A lot of people only do that to bring in a bit of interest, don’t they? Did Tom try and keep the sets varied, to keep it changing all the time or did he feel he had to play the same stuff?

 

No he liked to bring new stuff in, they were always bringing in new stuff and learning new things. No he liked change, he just didn’t get on with the Jazz club. Ha ha. No I mean he was progressive and I mean they are still playing the same old stuff up there, when you go up there some of the bands are getting quite ropey but they like it.

 

Ha ha.

 

I mean, a few times I’ve been, I look round and they all look so dead serious.
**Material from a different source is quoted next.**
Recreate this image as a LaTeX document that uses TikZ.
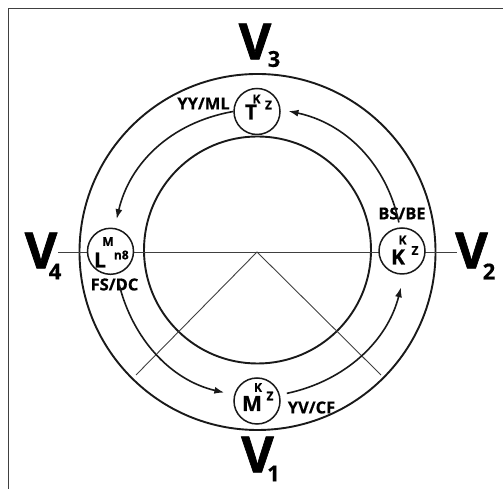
\documentclass[tikz,border=0pt]{standalone}
\usepackage{fontspec}
\setmainfont{Open Sans}
\newfontfamily\heavyfont{Open Sans}[FakeBold=1.4]
\newfontfamily\semiheavy{Open Sans}[FakeBold=0.6]
\usetikzlibrary{arrows.meta}
\begin{document}
\begin{tikzpicture}[x=1pt,y=1pt,
  ring/.style={draw=black!90, line width=1.9pt},
  guide/.style={draw=black!75, line width=0.9pt},
  subc/.style={circle, draw=black!90, line width=1.5pt, fill=white, minimum size=46pt, inner sep=0pt},
  bigl/.style={font=\fontsize{21}{21}\selectfont\semiheavy\bfseries, inner sep=0pt},
  supl/.style={font=\fontsize{12}{12}\selectfont\semiheavy\bfseries, inner sep=0pt},
  lab/.style={font=\fontsize{16.5}{16.5}\selectfont\semiheavy\bfseries, inner sep=0pt},
  vv/.style={font=\fontsize{50}{50}\selectfont\heavyfont\bfseries, inner sep=0pt},
  vsub/.style={font=\fontsize{22}{22}\selectfont\semiheavy\bfseries, inner sep=0pt},
  arr/.style={line width=1.6pt, draw=black!90, -{Latex[length=10pt,width=7pt]}},
]
\useasboundingbox (0,0) rectangle (503,489);
% frame
\coordinate (f1) at (8,0);
\coordinate (f2) at (8,480);
\coordinate (f3) at (503,480);
\draw[black!75, line width=1pt] (f1) -- (f2) -- (f3);
% circles
\coordinate (hub) at (257,237);
\draw[ring] (257.5,237) circle[radius=178];
\draw[ring] (257.5,239) circle[radius=113.5];
% guide lines
\coordinate (hl) at (58,236.3);
\coordinate (hr) at (457,236.3);
\coordinate (dl) at (136,114);
\coordinate (dr) at (381,114);
\draw[guide] (hl) -- (hr);
\draw[guide] (dl) -- (hub) -- (dr);
% sub circles
\node[subc] (T) at (257,377.5) {};
\node[subc] (K) at (402,238) {};
\node[subc] (L) at (110.5,237.7) {};
\node[subc] (M) at (257,88) {};
% inner letters
\node[bigl] (tT) at (251,377) {T};
\node[supl] (tK) at (256.5,390) {K};
\node[supl] (tZ) at (268.5,384) {Z};
\node[bigl] (kK) at (398,232) {K};
\node[supl] (kk) at (402.5,249) {K};
\node[supl] (kZ) at (415,238.5) {Z};
\node[supl] (lM) at (108,247.5) {M};
\node[bigl] (lL) at (100,229) {L};
\node[supl] (ln) at (121.3,234) {n8};
\node[supl] (mK) at (258,101.5) {K};
\node[bigl] (mM) at (252,85.5) {M};
\node[supl] (mZ) at (270,93) {Z};
% labels
\node[lab] (l1) at (203.5,385.5) {YY/ML};
\node[lab] (l2) at (402,275.5) {BS/BE};
\node[lab] (l3) at (114.5,204.5) {FS/DC};
\node[lab] (l4) at (311.5,81.5) {YV/CF};
% V labels
\node[vv] (V3) at (255,447.5) {V};
\node[vsub] (n3) at (274,430) {3};
\node[vv] (V4) at (41,238.5) {V};
\node[vsub] (n4) at (55,217.5) {4};
\node[vv] (V2) at (471.5,238.5) {V};
\node[vsub] (n2) at (489,217.5) {2};
\node[vv] (V1) at (257.5,34.5) {V};
\node[vsub] (n1) at (273.5,15.5) {1};
% arrows
\draw[arr, shorten >=9pt] (T.west) to[out=190, in=77] (L.80);
\draw[arr, shorten <=5pt, shorten >=8pt] (K.95) to[out=102, in=348] (T.5);
\draw[arr, shorten <=11pt, shorten >=10pt] (L.285) to[out=284, in=167] (M.165);
\draw[arr, shorten <=7pt, shorten >=13pt] (M.15) to[out=12, in=256] (K.275);
\end{tikzpicture}
\end{document}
I don’t know we used to go as a big laugh and great fun but there doesn’t seem to be the fun element somehow, it’s all too serious.

 

You used to do a kind of a Jive to the music in the day.

 

Jive was fast in those days, kept me nice and slim. Ha ha.

 

Because that’s what they say, I suppose it’s the age of the musicians, but they said that when they listen to how fast they used to play in those days, Trad Jazz used to go at a real pace and it’s not that speed any more.

 

We used to dance that fast too.

 

Did you?

 

Oh God yeah, couldn’t do it now.

 

Was it a similar Jive to the Rock and Roll one, as you remember, or was it the same one?

 

In a way, yes but some of it was more fancy footwork with it. I had one chap in and gosh we used to do some really fancy stuff, jump off the floor, and arms and really lovely stuff. I don’t know what they do now, whether it’s the same sort of thing.

 

There’s a dance they call ‘stomping’.

 

Yeah, banging their feet a bit more, and stomping.

 

Is it still Jive with the stomping?

 

Yes, it’s a jive.

 

Of course, in those days the audience for Trad Jazz was all young.

 

It was young, yes.

 

Very student, which of course you were.

 

Yes I was a student. Drank the cider and beer, it was cheap you see. 8 pence a half pint, ha ha and that’s old pence.

 

There was a thing between the Trad Jazz and those into Modern Jazz. Didn’t they call them 'mouldy fygges' and 'dirty boppers' or something?

 

Oh yes they were a different breed altogether. We were the hairy ones and the beatnick ones.

 

Yeah the beatnicks. I had a feeling you might have been a beatnick when you were saying that you were all.......

 

Well yes I was, I was a beatnick before beatnicks if you know what I mean. Women wore black stockings then but I had a blue pair. I used to mix my own fingernail paint because you couldn’t get the coloured ones then. I used to get powder paint and mix it in with an ordinary one and make my nails all colours. This was why I was in the paper because what I did was unusual.

 

That’s great, because it’s good to be individual, and you should be at that age.

 

Yes, it was a bit different.

 

It’s funny isn’t it, because right in the middle you’ve got the Trad Jazz and the Modern Jazz and right in the middle of that you’ve got the Rock and Roll scene with the Teddy Boys, wasn’t it.

 

Yes, that was very early wasn’t it? I was 16 when Rock and Roll first came in, I remember Bill Haley was fantastic, never heard anything like it. But if you think about it, it’s all similar in a way, all the excitement in the music and of course that’s the same in the Jazz.

 

All played by the youth, everyone was young who was playing that.

 

You had to be!

 

And Skiffle was a do it your own thing wasn’t it?

 

The ol' tea chest bass......

 

Was there much of that going on around here?

 

It’s when I was at college, there was a lot of it in Clacton but I don’t know about here because I only came back at weekends for the Jazz club really.

 

Wild old time in little Clacton! That’s lovely.